In the Baltic lands amber is a symbol of the sun and of protection; across much of Europe it has been seen as a sign of time and memory. In the nineteenth century the Romantic movement valued amber for its natural beauty, and jewellers paired it with pearls and gold. Amber museums work in Gdansk, Riga and Tallinn, and hold collections with inclusions and historical jewellery.

Today amber is in fashion again: designers value it for being natural, collectors for the uniqueness of every piece, and lovers of natural materials for its ecology, since amber need not be synthesised but is simply drawn from the earth and the sea.

FAQ: Common Questions About Amber

Is amber a stone or a resin?

The fossilised resin of ancient conifer trees. It is an organic material, not a mineral.

How do I tell natural amber from a fake?

Combine tests: light weight, soft (not glassy) clarity, static charge, glow under ultraviolet, softness to a scratch. For expensive pieces with inclusions, ask for a laboratory report.

Why does amber glow under ultraviolet?

It contains organic compounds (resin acids) that luminesce under ultraviolet. The colour of the glow depends on origin: Baltic is more often bluish, Dominican can lean towards blue and red.

Is amber expensive?

It depends on the type. Ordinary yellow is affordable: a pendant costs about as much as a good dinner out. Rare colours (red, blue) are markedly dearer. Amber with a fine rare inclusion can cost as much as a week's holiday and more.

Which amber is best: Baltic, Mexican or Dominican?

Baltic is considered the highest quality and most versatile, Mexican is good for its red colour, and Dominican is famous for its rare blue. For everyday jewellery, Baltic is the usual choice.

Is amber afraid of water?

Not water; you can wash it in water. It is afraid of alcohol and solvents: do not clean it with alcohol, and keep it away from perfume and deodorant.

Does amber suit men?

Yes. Large pendants of dark or red amber in silver work well, as do bold rings and bead bracelets. A dark-metal setting (steel, titanium) looks more rugged.

Is amber safe for children?

Any beads or necklaces on a child carry a risk of strangulation by the cord and of choking on small parts, especially while asleep or unsupervised. Regulators (including the FDA and EU bodies) advise against infants wearing amber teething beads. Small loose beads must not be given to children.

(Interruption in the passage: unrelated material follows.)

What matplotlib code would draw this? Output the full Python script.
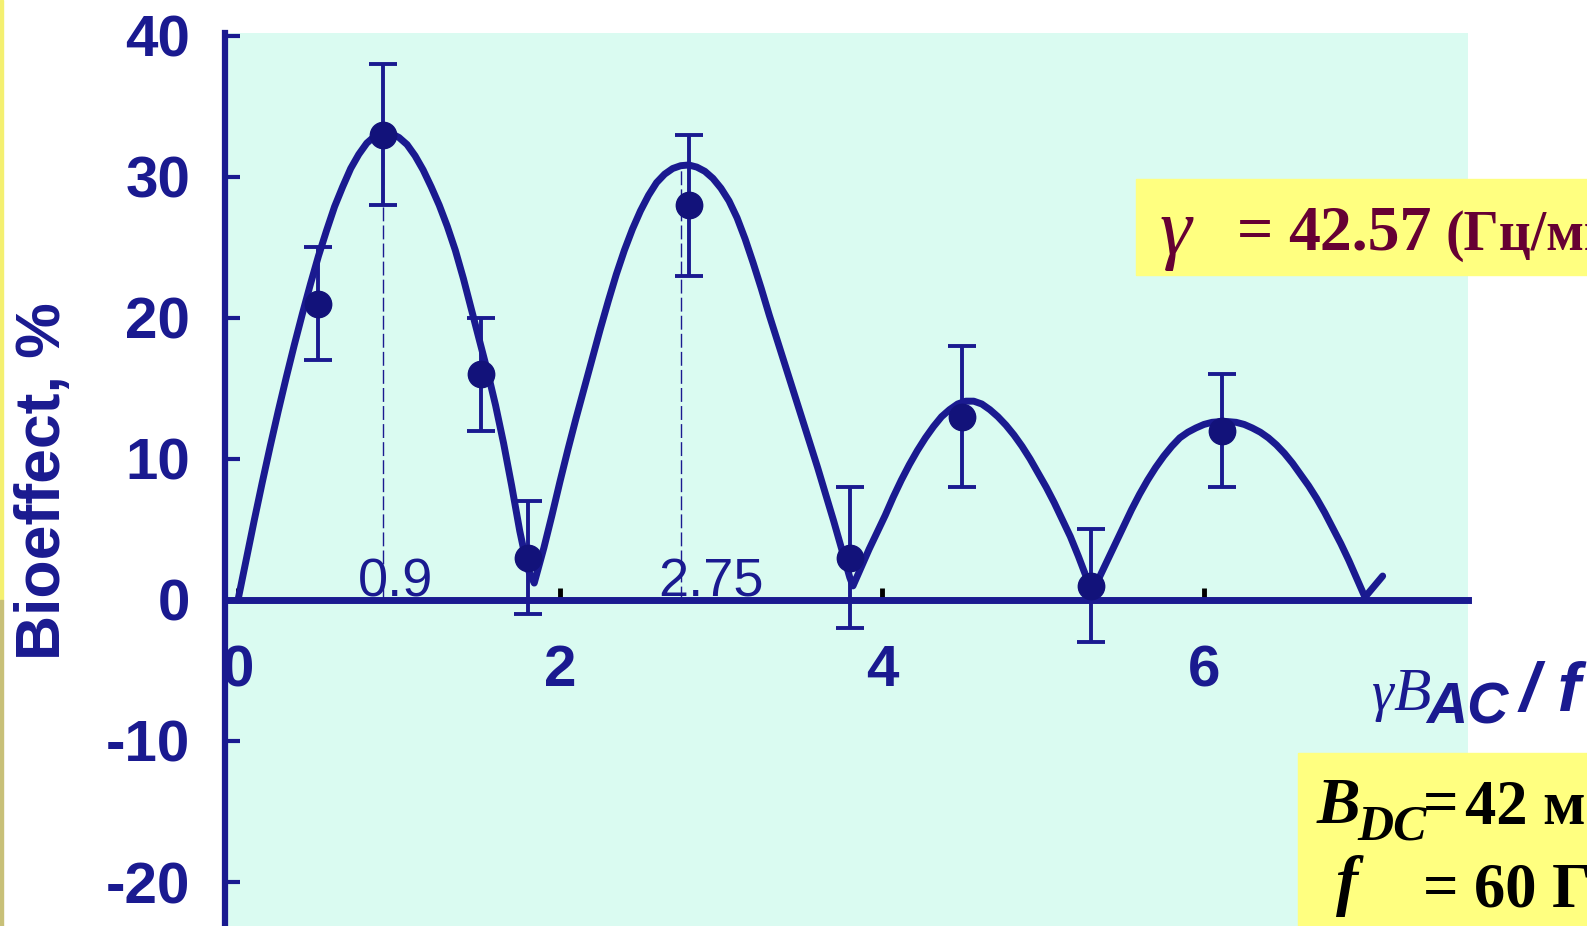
import matplotlib
matplotlib.use("Agg")
import matplotlib.pyplot as plt
from matplotlib.patches import Rectangle

plt.rcParams["axes.unicode_minus"] = False

# ---- data -------------------------------------------------------------
# theoretical curve (bioeffect vs. gamma*B_AC/f), four arches
curve_x = [
    0.00, 0.05, 0.10, 0.15, 0.20, 0.25, 0.30, 0.35, 0.40, 0.45, 0.50, 0.55,
    0.60, 0.65, 0.70, 0.75, 0.80, 0.85, 0.90, 0.95, 1.00, 1.05, 1.10, 1.15,
    1.20, 1.25, 1.30, 1.35, 1.40, 1.45, 1.50, 1.55, 1.60, 1.65, 1.70, 1.75,
    1.80, 1.84,
    1.90, 1.95, 2.00, 2.05, 2.10, 2.15, 2.20, 2.25, 2.30, 2.35, 2.40, 2.45,
    2.50, 2.55, 2.60, 2.65, 2.70, 2.75, 2.80, 2.85, 2.90, 2.95, 3.00, 3.05,
    3.10, 3.15, 3.20, 3.25, 3.30, 3.35, 3.40, 3.45, 3.50, 3.55, 3.60, 3.65,
    3.70, 3.75, 3.80, 3.82,
    3.87, 3.92, 3.97, 4.02, 4.07, 4.12, 4.17, 4.22, 4.27, 4.32, 4.37, 4.42,
    4.47, 4.52, 4.57, 4.62, 4.67, 4.72, 4.77, 4.82, 4.87, 4.92, 4.97, 5.02,
    5.07, 5.12, 5.17, 5.22, 5.27, 5.30,
    5.35, 5.40, 5.45, 5.50, 5.55, 5.60, 5.65, 5.70, 5.75, 5.80, 5.85, 5.90,
    5.95, 6.00, 6.05, 6.10, 6.15, 6.20, 6.25, 6.30, 6.35, 6.40, 6.45, 6.50,
    6.55, 6.60, 6.65, 6.70, 6.75, 6.80, 6.85, 6.90, 6.95, 7.00, 7.11,
]
curve_y = [
    0.0, 2.8, 5.6, 8.3, 10.9, 13.4, 15.8, 18.1, 20.3, 22.4, 24.4, 26.2,
    27.9, 29.3, 30.6, 31.6, 32.4, 32.9, 33.2, 33.1, 32.8, 32.3, 31.5, 30.5,
    29.3, 28.0, 26.5, 24.8, 22.8, 20.6, 18.4, 16.2, 13.8, 11.1, 8.1, 4.9,
    2.2, 1.2,
    3.7, 6.0, 8.4, 10.7, 12.9, 15.0, 17.1, 19.2, 21.2, 23.1, 24.8, 26.3,
    27.6, 28.7, 29.6, 30.2, 30.6, 30.8, 30.85, 30.7, 30.4, 29.9, 29.2, 28.3,
    27.1, 25.6, 23.9, 22.1, 20.2, 18.4, 16.6, 14.8, 13.0, 11.2, 9.4, 7.5,
    5.6, 3.6, 1.6, 1.0,
    2.3, 3.6, 4.8, 6.0, 7.3, 8.5, 9.6, 10.6, 11.5, 12.3, 13.0, 13.5,
    13.9, 14.1, 14.1, 13.9, 13.5, 13.0, 12.4, 11.7, 10.9, 10.0, 9.0, 8.0,
    6.9, 5.7, 4.5, 3.1, 1.6, 0.6,
    1.6, 2.8, 4.0, 5.2, 6.4, 7.5, 8.5, 9.4, 10.2, 10.9, 11.5, 11.9,
    12.2, 12.45, 12.6, 12.65, 12.65, 12.6, 12.45, 12.2, 11.9, 11.5, 11.0, 10.4,
    9.7, 8.9, 8.1, 7.2, 6.2, 5.1, 4.0, 2.8, 1.5, 0.2, 1.7,
]

# measured points with error bars
pts_x = [0.50, 0.90, 1.51, 1.80, 2.80, 3.80, 4.50, 5.30, 6.11]
pts_y = [21, 33, 16, 3, 28, 3, 13, 1, 12]
pts_err = [4, 5, 4, 4, 5, 5, 5, 4, 4]

# marked peak positions
peak_x = [0.9, 2.75]
peak_y = [33.2, 30.85]
peak_labels = ["0.9", "2.75"]
peak_label_x = [0.98, 2.94]

y_ticks = [-20, -10, 0, 10, 20, 30, 40]
x_ticks = [0, 2, 4, 6]

# ---- style ------------------------------------------------------------
navy = "#1a1a90"
mark = "#12127a"
cyan = "#dafbf1"
maroon = "#660033"
yellow = "#ffff80"
sans = "Liberation Sans"
serif = "Liberation Serif"

W, H = 1587, 926
fig = plt.figure(figsize=(W / 100, H / 100), dpi=100, facecolor="white")


def fx(px):
    return px / W


def fy(py):
    return 1 - py / H


# thin border strip on the left edge
fig.patches.append(Rectangle((0, fy(600)), fx(3), fy(0) - fy(600),
                             transform=fig.transFigure, color="#f4f070", zorder=0))
fig.patches.append(Rectangle((0, 0), fx(3), fy(600),
                             transform=fig.transFigure, color="#c8c078", zorder=0))

ax = fig.add_axes([fx(225), 0, fx(1468) - fx(225), fy(33)])
ax.set_facecolor(cyan)
ax.set_xlim(-0.0807, 7.64)
ax.set_ylim(-23.12, 40.21)

for side in ("top", "right"):
    ax.spines[side].set_visible(False)
ax.spines["left"].set_color(navy)
ax.spines["left"].set_linewidth(4.5)
ax.spines["bottom"].set_position(("data", 0))
ax.spines["bottom"].set_color(navy)
ax.spines["bottom"].set_linewidth(5)

ax.set_yticks(y_ticks)
ax.set_xticks(x_ticks)
ax.tick_params(axis="y", direction="in", length=11, width=3, color=navy,
               labelcolor=navy, labelsize=42, pad=25)
ax.tick_params(axis="x", direction="in", length=9, width=3.5, color="black",
               labelcolor=navy, labelsize=42, pad=32)
for lab in ax.get_yticklabels() + ax.get_xticklabels():
    lab.set_fontweight("bold")
    lab.set_fontfamily(sans)

# dashed guides to the peaks
for px_, py_, lx, txt in zip(peak_x, peak_y, peak_label_x, peak_labels):
    ax.plot([px_, px_], [0, py_], color=navy, lw=1.0, ls=(0, (10, 3)), zorder=2)
    ax.text(lx, 0.25, txt, color=navy, fontsize=39, family=sans,
            ha="center", va="baseline", zorder=4)

ax.errorbar(pts_x, pts_y, yerr=pts_err, fmt="none", ecolor=navy,
            elinewidth=2.8, capsize=10, capthick=2.8, zorder=3)
ax.plot(curve_x, curve_y, color=navy, lw=5, solid_joinstyle="round",
        solid_capstyle="round", zorder=4)
ax.plot(pts_x, pts_y, "o", color=mark, ms=19, zorder=5)

# axis titles
fig.text(fx(44), fy(481), "Bioeffect, %", rotation=90, ha="center", va="center",
         color=navy, fontsize=45, fontweight="bold", family=sans)
fig.text(fx(1372), fy(710), "γ", color=navy, fontsize=40, family=serif,
         style="italic", ha="left", va="baseline")
fig.text(fx(1393), fy(710), "B", color=navy, fontsize=44, family=serif,
         style="italic", ha="left", va="baseline")
fig.text(fx(1426), fy(723), "AC", color=navy, fontsize=41, family=sans,
         style="italic", fontweight="bold", ha="left", va="baseline")
fig.text(fx(1520), fy(711), "/ f", color=navy, fontsize=50, family=sans,
         style="italic", fontweight="bold", ha="left", va="baseline")

# parameter boxes
fig.patches.append(Rectangle((fx(1136), fy(275)), 1 - fx(1136), fy(179) - fy(275),
                             transform=fig.transFigure, color=yellow, zorder=1))
fig.text(fx(1160), fy(254), "γ", color=maroon, fontsize=58, family=serif,
         style="italic", ha="left", va="baseline")
fig.text(fx(1237), fy(250), "=", color=maroon, fontsize=46, family=serif,
         fontweight="bold", ha="left", va="baseline")
fig.text(fx(1288), fy(250), "42.57", color=maroon, fontsize=46, family=serif,
         fontweight="bold", ha="left", va="baseline")
fig.text(fx(1445), fy(250), "(Гц/мкТл)", color=maroon, fontsize=40, family=serif,
         fontweight="bold", ha="left", va="baseline")

fig.patches.append(Rectangle((fx(1298), 0), 1 - fx(1298), fy(753),
                             transform=fig.transFigure, color=yellow, zorder=1))
fig.text(fx(1317), fy(823), "B", color="black", fontsize=47, family=serif,
         style="italic", fontweight="bold", ha="left", va="baseline")
fig.text(fx(1357), fy(840), "DC", color="black", fontsize=36, family=serif,
         style="italic", fontweight="bold", ha="left", va="baseline")
fig.text(fx(1423), fy(823), "=", color="black", fontsize=45, family=serif,
         fontweight="bold", ha="left", va="baseline")
fig.text(fx(1465), fy(823), "42 мкТл", color="black", fontsize=45, family=serif,
         fontweight="bold", ha="left", va="baseline")
fig.text(fx(1336), fy(903), "f", color="black", fontsize=48, family=serif,
         style="italic", fontweight="bold", ha="left", va="baseline")
fig.text(fx(1423), fy(907), "=", color="black", fontsize=45, family=serif,
         fontweight="bold", ha="left", va="baseline")
fig.text(fx(1474), fy(907), "60 Гц", color="black", fontsize=45, family=serif,
         fontweight="bold", ha="left", va="baseline")

fig.savefig("out.png", dpi=100, facecolor="white")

Can scratched amber be restored?

Yes. Small scratches are removed by polishing, deep ones by re-polishing with a craftsman, which slightly reduces the stone.

Conclusion

Amber is hardened resin tens of millions of years old: light, warm to the touch, with its own story in every piece. It comes both affordable and very dear, and serves equally for every day and for a collection. Choose honestly: check for authenticity, guard it from alcohol, sun and knocks, and amber will serve you long. And there is an extra pleasure in wearing it, because it is that rare case where a piece of jewellery literally carries within it a fragment of an ancient forest.